You get some people that come back and they cry because they say, ‘I’ve never saved in my life’. And I said, ‘You know what? You just needed to not go to the coffee shop five days a week. Maybe you can just go one, right?’ or ‘You don’t need to go to the salon every week, maybe try to go once a month.’ Stop paying those little payments on those credit cards. Stop ignoring those hospital bills. 

You don’t know what you don’t know. Sometimes the situation gets so helpless that they just need direction. And our buyers oftentimes do need more hand-holding. People just need to know there’s help out there. What I always saw in my workshops is, “If you got to pay somebody’s mortgage, it might as well be your own. If you can pay $1,800 a month to rent, you can purchase.”

Also, people think NACA is just for low-income people. People think you have to live in a bad neighborhood. That is so not true. You can go through NACA and be extremely well. NACA does 100% financing, so why spend that money on a downpayment, for example, when you can take it and invest or do something else with it?

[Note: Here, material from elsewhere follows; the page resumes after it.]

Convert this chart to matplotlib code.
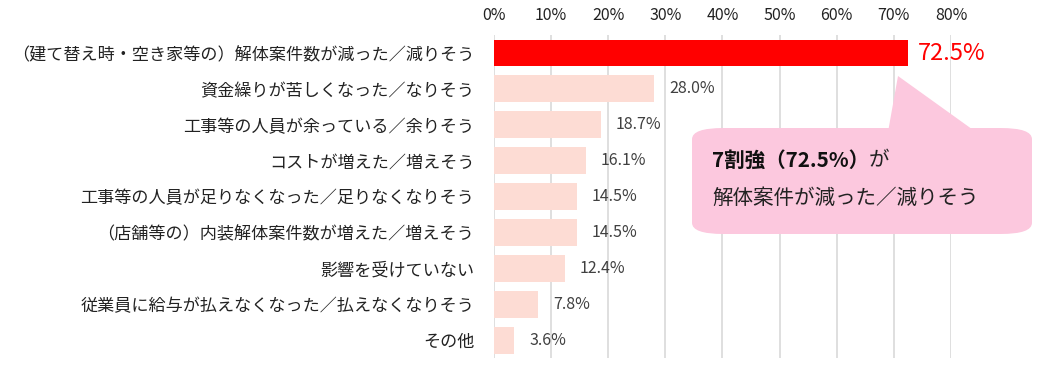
import matplotlib
matplotlib.use("Agg")
import matplotlib.pyplot as plt
from matplotlib.patches import FancyBboxPatch, Polygon

plt.rcParams['font.family'] = ['Noto Sans CJK JP', 'DejaVu Sans']

categories = ["（建て替え時・空き家等の）解体案件数が減った／減りそう",
              "資金繰りが苦しくなった／なりそう",
              "工事等の人員が余っている／余りそう",
              "コストが増えた／増えそう",
              "工事等の人員が足りなくなった／足りなくなりそう",
              "（店舗等の）内装解体案件数が増えた／増えそう",
              "影響を受けていない",
              "従業員に給与が払えなくなった／払えなくなりそう",
              "その他"]
values = [72.5, 28.0, 18.7, 16.1, 14.5, 14.5, 12.4, 7.8, 3.6]
ticks = [0, 10, 20, 30, 40, 50, 60, 70, 80]
tick_labels = ["0%", "10%", "20%", "30%", "40%", "50%", "60%", "70%", "80%"]

fig = plt.figure(figsize=(10.44, 3.73), dpi=100)
ax = fig.add_axes([0.473, 0.040, 0.438, 0.866])

colors = ["#FF0000"] + ["#FDDCD4"] * (len(values) - 1)
ypos = list(range(len(values)))
ax.barh(ypos, values, height=0.75, color=colors, zorder=2)

ax.set_xlim(0, 80)
ax.set_ylim(len(values) - 0.5, -0.5)
ax.set_xticks(ticks)
ax.set_xticklabels(tick_labels, fontsize=11.5, color="#222222")
ax.xaxis.tick_top()
ax.tick_params(axis="x", length=0, pad=8)
ax.set_yticks(ypos)
ax.set_yticklabels(categories, fontsize=12.3, color="#222222")
ax.tick_params(axis="y", length=0, pad=14)
ax.grid(axis="x", color="#D9D9D9", linewidth=1.2, zorder=0)
for s in ax.spines.values():
    s.set_visible(False)

for i, v in enumerate(values):
    if i == 0:
        ax.annotate("%.1f%%" % v, (v, i), xytext=(7, 0), textcoords="offset points",
                    va="center", ha="left", fontsize=17, color="#FF0000")
    else:
        ax.annotate("%.1f%%" % v, (v, i), xytext=(11, 0), textcoords="offset points",
                    va="center", ha="left", fontsize=11.5, color="#404040")

# callout bubble (figure pixel coords)
W, H = 1044.0, 373.0
pink = "#FCC8DE"
box = FancyBboxPatch((692 / W, 1 - 234 / H), (1032 - 692) / W, (234 - 128) / H,
                     boxstyle="round,pad=0,rounding_size=0.03", transform=fig.transFigure,
                     facecolor=pink, edgecolor="none", zorder=5)
fig.patches.append(box)
tail = Polygon([(888 / W, 1 - 132 / H), (898 / W, 1 - 76 / H), (976 / W, 1 - 132 / H)],
               closed=True, transform=fig.transFigure, facecolor=pink, edgecolor="none", zorder=5)
fig.patches.append(tail)

t1 = fig.text(712 / W, 1 - 160 / H, "7割強（72.5%）", fontsize=14.8, fontweight="bold",
              color="#111111", va="center", ha="left", zorder=6)
fig.canvas.draw()
bb = t1.get_window_extent()
fig.text(bb.x1 / W, 1 - 160 / H, "が", fontsize=14.8, color="#222222",
         va="center", ha="left", zorder=6)
fig.text(712 / W, 1 - 198 / H, "解体案件が減った／減りそう", fontsize=14.8, color="#222222",
         va="center", ha="left", zorder=6)

fig.savefig("out.png", dpi=100)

What is your advice to a first time home buyer?

Even if I did not work for NACA, I would say to go check out NACA, if nothing else, for that HUD-certified training, because even if they go through that process and they decide they’re not going to go through NACA, they will certainly be on the right track, because they’re going to talk to you about savings. 

Oftentimes, your first home, your first property purchase is not your dream one. But you got to start somewhere. Stop maxing those credit cards out. You need to probably start to prepare yourself six months to a year before you’re preparing yourself. A lot of times, we have to change our spending habits, because when we use our debit cards and credit cards, they make it so much easier to spend money that you don’t have because it’s just a swipe. And when you’re in the process of buying a house, those are things you got to control — the swipes — because you don’t really realize sometimes how much you spent.